Une fois que l’Etat dont la loi est applicable est déterminé par ces critères, le droit interne de cet Etat s’applique.
Le droit interne des 18 Etats n’est pas modifié par les règlements.
Illustration n°1 : Un couple de Français, mariés après le 29 janvier 2019 sans contrat de mariage ni désignation de loi applicable s’installe après le mariage en Italie. L’époux décide d’acquérir une résidence secondaire en Espagne. La question de savoir si l’accord d’un seul ou des deux époux est nécessaire pour cette acquisition, son financement par emprunt et la prise de garantie, sera réglée par le droit interne italien en application du règlement n°2016/1103.
Si les époux, se fondant sur leur nationalité commune, ont choisi la loi française pour régir leurs relations matrimoniales, alors c’est le droit interne français, et non le droit italien, qui s’appliquera. Les trois Etats reconnaitront la validité du choix de loi établi conformément au règlement n°2016/1103. Précisons que ce choix de loi peut être fait avant le mariage, lors de la célébration ou à tout moment au cours du mariage.

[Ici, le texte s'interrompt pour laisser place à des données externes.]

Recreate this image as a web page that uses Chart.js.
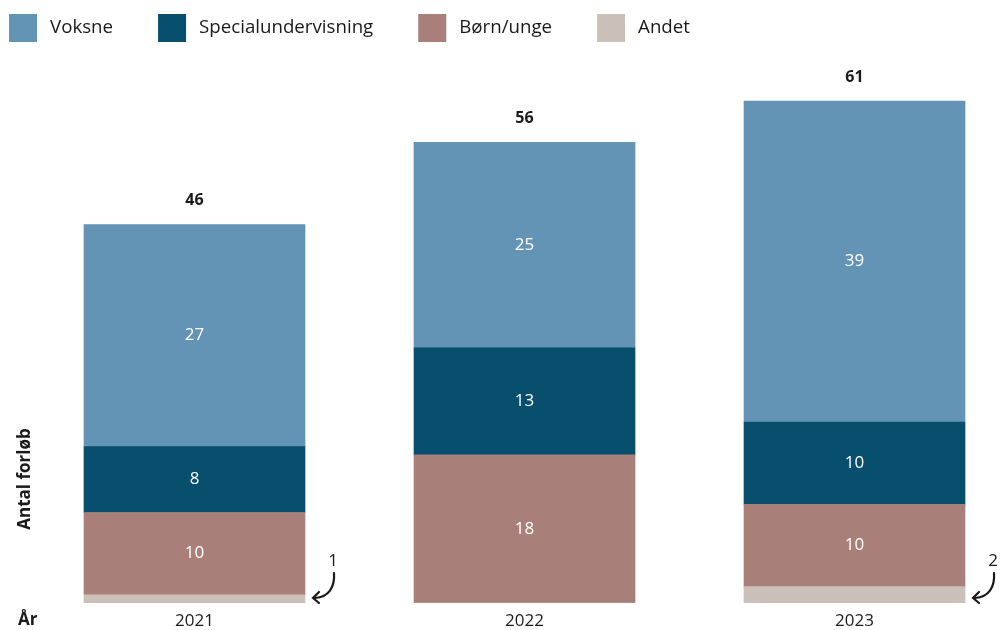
<!DOCTYPE html>
<html><head><meta charset="utf-8">
<script src="https://cdn.jsdelivr.net/npm/chart.js@4/dist/chart.umd.min.js"></script>
<style>html,body{margin:0;padding:0;background:#fff;overflow:hidden}#wrap{width:1001px;height:630px;position:relative}</style>
</head><body><div id="wrap"><canvas id="c"></canvas></div>
<script>
// ---- data ----
const years = ['2021', '2022', '2023'];
const voksne = [27, 25, 39];
const specialundervisning = [8, 13, 10];
const bornUnge = [10, 18, 10];
const andet = [1, 0, 2];
const totals = [46, 56, 61];
const legendOrder = ['Voksne', 'Specialundervisning', 'Børn/unge', 'Andet'];
const yAxisTitle = 'Antal forløb';
const xAxisTitle = 'År';

// ---- styles ----
const FONT = '"Open Sans", "Noto Sans", sans-serif';
const COLORS = {
  'Voksne': '#6393b5',
  'Specialundervisning': '#084f6e',
  'Børn/unge': '#a88079',
  'Andet': '#cbbfba'
};
const TEXT = '#1a1a1a';

function pts(arr) { return arr.map((v, i) => ({ x: i, y: v })); }

const datasets = [
  { label: 'Andet', data: pts(andet), inside: false, note: true },
  { label: 'Børn/unge', data: pts(bornUnge), inside: true },
  { label: 'Specialundervisning', data: pts(specialundervisning), inside: true },
  { label: 'Voksne', data: pts(voksne), inside: true }
].map(d => Object.assign(d, { backgroundColor: COLORS[d.label], borderWidth: 0, barThickness: 221 }));

const labelsPlugin = {
  id: 'labels',
  afterDatasetsDraw(chart) {
    const ctx = chart.ctx;
    const ca = chart.chartArea;
    ctx.save();
    ctx.textAlign = 'center';
    ctx.textBaseline = 'middle';
    chart.data.datasets.forEach((ds, di) => {
      const meta = chart.getDatasetMeta(di);
      meta.data.forEach((bar, i) => {
        const v = ds.data[i].y;
        if (!v) return;
        if (ds.inside) {
          ctx.fillStyle = '#ffffff';
          ctx.font = '17px ' + FONT;
          ctx.fillText(String(v), bar.x, (bar.y + bar.base) / 2);
        } else if (ds.note) {
          const right = bar.x + bar.width / 2;
          const base = bar.base;
          ctx.fillStyle = TEXT;
          ctx.font = '17px ' + FONT;
          ctx.fillText(String(v), right + 28, base - 42);
          ctx.strokeStyle = TEXT;
          ctx.lineWidth = 2.2;
          ctx.lineCap = 'round';
          ctx.beginPath();
          ctx.moveTo(right + 29, base - 30);
          ctx.bezierCurveTo(right + 30, base - 16, right + 24, base - 6, right + 10, base - 5);
          ctx.stroke();
          ctx.beginPath();
          ctx.moveTo(right + 14, base - 11);
          ctx.lineTo(right + 8, base - 5);
          ctx.lineTo(right + 14, base + 0);
          ctx.stroke();
        }
      });
    });
    const topMeta = chart.getDatasetMeta(chart.data.datasets.length - 1);
    ctx.fillStyle = TEXT;
    ctx.font = 'bold 16px ' + FONT;
    topMeta.data.forEach((bar, i) => {
      ctx.fillText(String(totals[i]), bar.x, bar.y - 24);
    });
    ctx.font = 'bold 17px ' + FONT;
    ctx.textAlign = 'left';
    ctx.fillText(xAxisTitle, 18, ca.bottom + 17);
    ctx.save();
    ctx.translate(25, ca.bottom - 124);
    ctx.rotate(-Math.PI / 2);
    ctx.textAlign = 'center';
    ctx.fillText(yAxisTitle, 0, 0);
    ctx.restore();
    ctx.restore();
  },
  afterDraw(chart) {
    const ctx = chart.ctx;
    ctx.save();
    ctx.font = '18.7px ' + FONT;
    ctx.textBaseline = 'middle';
    ctx.textAlign = 'left';
    let x = 9;
    const y = 28;
    legendOrder.forEach(name => {
      ctx.fillStyle = COLORS[name];
      ctx.fillRect(x, y - 14, 28, 28);
      x += 28 + 13;
      ctx.fillStyle = TEXT;
      ctx.fillText(name, x, y);
      x += ctx.measureText(name).width + 45;
    });
    ctx.restore();
  }
};

new Chart(document.getElementById('c'), {
  type: 'bar',
  data: { datasets },
  options: {
    responsive: true,
    maintainAspectRatio: false,
    animation: false,
    layout: { padding: { top: 60, left: 0, right: 0, bottom: -10 } },
    plugins: { legend: { display: false }, tooltip: { enabled: false } },
    scales: {
      x: {
        type: 'linear',
        stacked: true,
        offset: false,
        min: -0.5894,
        max: 2.4439,
        grid: { display: false, drawTicks: false, offset: false },
        border: { display: false },
        afterBuildTicks: s => { s.ticks = years.map((_, i) => ({ value: i })); },
        ticks: {
          color: TEXT,
          padding: 10,
          font: { family: FONT, size: 17, lineHeight: 1 },
          callback: v => years[v] !== undefined ? years[v] : ''
        }
      },
      y: { stacked: true, min: 0, max: 66, display: false }
    }
  },
  plugins: [labelsPlugin]
});
</script>
</body></html>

Si, au cours du mariage, ce couple quitte l’Italie et vient s’établir en France, ce changement de résidence sera sans incidence sur leur régime matrimonial. Ce n’était pas toujours le cas auparavant compte tenu des dispositions de la Convention de La Haye applicable aux époux mariés entre le 1er septembre 1992 et le 28 janvier 2019. Cette Convention prévoit en effet des cas de changement automatique de la loi applicable lorsque les époux changent d’Etat de résidence. Il reste alors fortement conseillé à ces époux de désigner la loi applicable à leur régime matrimonial.
Il est recommandé que les lois d’un même Etat régissent à la fois le régime matrimonial – ou le partenariat – et la succession
Avec ces règlements, l’Union européenne poursuit son travail d’uniformisation des règles de droit international privé en matière patrimoniale pour répondre aux problématiques posées par la mobilité des personnes et des biens avec en particulier le règlement n°650/2012 « Successions » entré en application le 17 août 2015. Ce règlement prévoit également la possibilité pour les époux de choisir la loi applicable. Il est ainsi possible de soumettre à la loi de l’Etat de sa nationalité, à la fois son régime matrimonial et sa succession. Ceci permet de simplifier et de sécuriser le règlement des successions car les problématiques matrimoniales et successorales sont liées : il faut d’abord liquider le régime matrimonial, pour déterminer les biens appartenant à l’époux décédé et ceux appartenant au conjoint survivant.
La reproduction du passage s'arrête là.